Der deutsche Bankenmarkt sei fragmentiert und Unicredit habe Erfahrung vor
Ort, sagte Orcel in Anspielung auf die Tochter HypoVereinsbank (HVB), die
2005 von der Unicredit übernommen worden war. Zugleich betonte Orcel
erneut, die Unicredit sei nicht unter Zugzwang. „Wir können den
Commerzbank-Anteil auch wieder verkaufen.“ Bei großen Fusionen brauche es
Einigkeit auf beiden Seiten.
## Berlin plant keine Abwehr von Unicredit – und übt Kritik
[3][Finanzminister Christian Lindner (FDP)] kritisierte im Bundestag den
Stil der Unicredit. Das Vorgehen habe die Bundesregierung überrascht und
„nicht Vertrauen in die Unicredit gestärkt“. Jetzt liege alles Weitere in
der Hand von Management und Aufsichtsrat der Commerzbank. Vonseiten der
Bundesregierung stehe kein weiterer Schritt an. Lindner stellte jedoch
klar: „Wenn die Bundesregierung Anteile veräußert, dann sind wir zu einem
diskriminierungsfreien Verfahren gezwungen.“
Frankfurts Oberbürgermeister Mike Josef (SPD) hatte in Briefen an Lindner
und Scholz vor den Folgen der drohenden Übernahme gewarnt. „Diese
Entwicklung birgt potenzielle Risiken, die nicht nur die Stadt Frankfurt am
Main, sondern auch den Bankenstandort Deutschland betreffen“, heißt es in
den Schreiben. Frankfurt sei seit Jahrzehnten bedeutendster deutscher
Finanzplatz, „und die Commerzbank spielt hierbei eine zentrale Rolle“.

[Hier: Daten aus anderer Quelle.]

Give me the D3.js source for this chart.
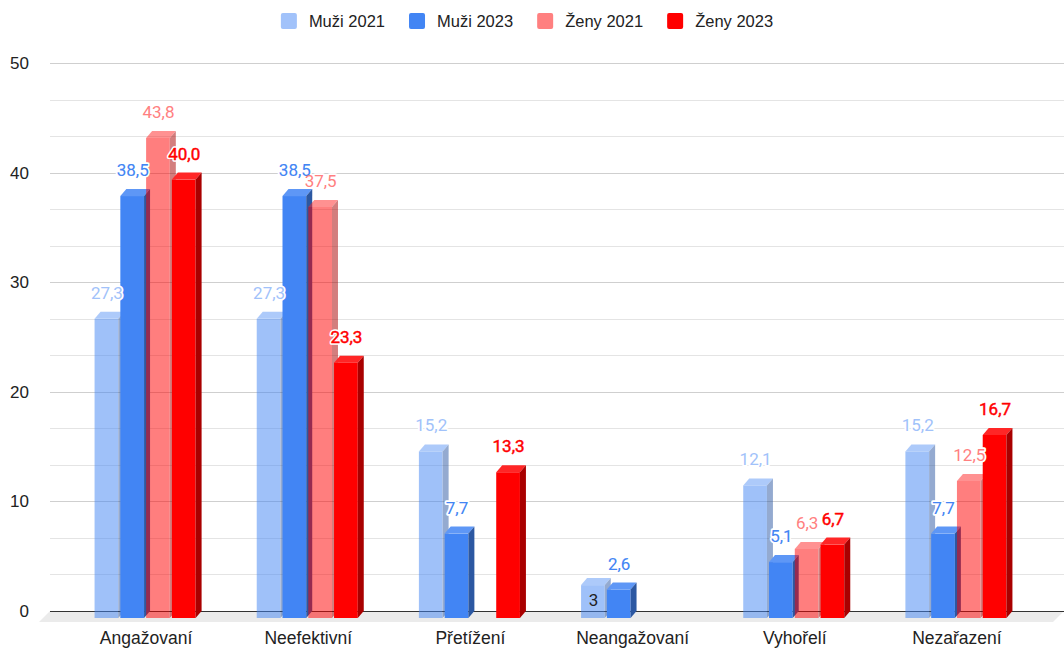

Der frühere hessische Ministerpräsident Roland Koch hatte die
Bundesregierung zuvor aufgefordert, die Übernahme der Commerzbank durch
Unicredit zu verhindern. Es sei „ziemlich einmalig, dass die Bundesrepublik
als eine der größte Wirtschaftsmächte der Erde bei einer ihrer größten
Banken ihres Landes Anteilsverkäufe avisiert und diese dann zu einer
feindlichen Übernahme führen, weil man die Ausschreibung nicht so gestaltet
hat, dass kein einzelner Übernehmer alles bekommt“, sagte Koch der Berliner
Zeitung.
Nicht nur die Bundesregierung, auch die Deutsche Bank will sich aus dem
Übernahmeringen heraushalten. Das Institut konzentriere sich auf sich
selbst, sagte Finanzvorstand James von Moltke auf einer Branchenkonferenz.
Die Deutsche Bank habe noch Arbeit vor sich, bevor sie bereit sei, an einer
Branchenkonsolidierung teilzunehmen.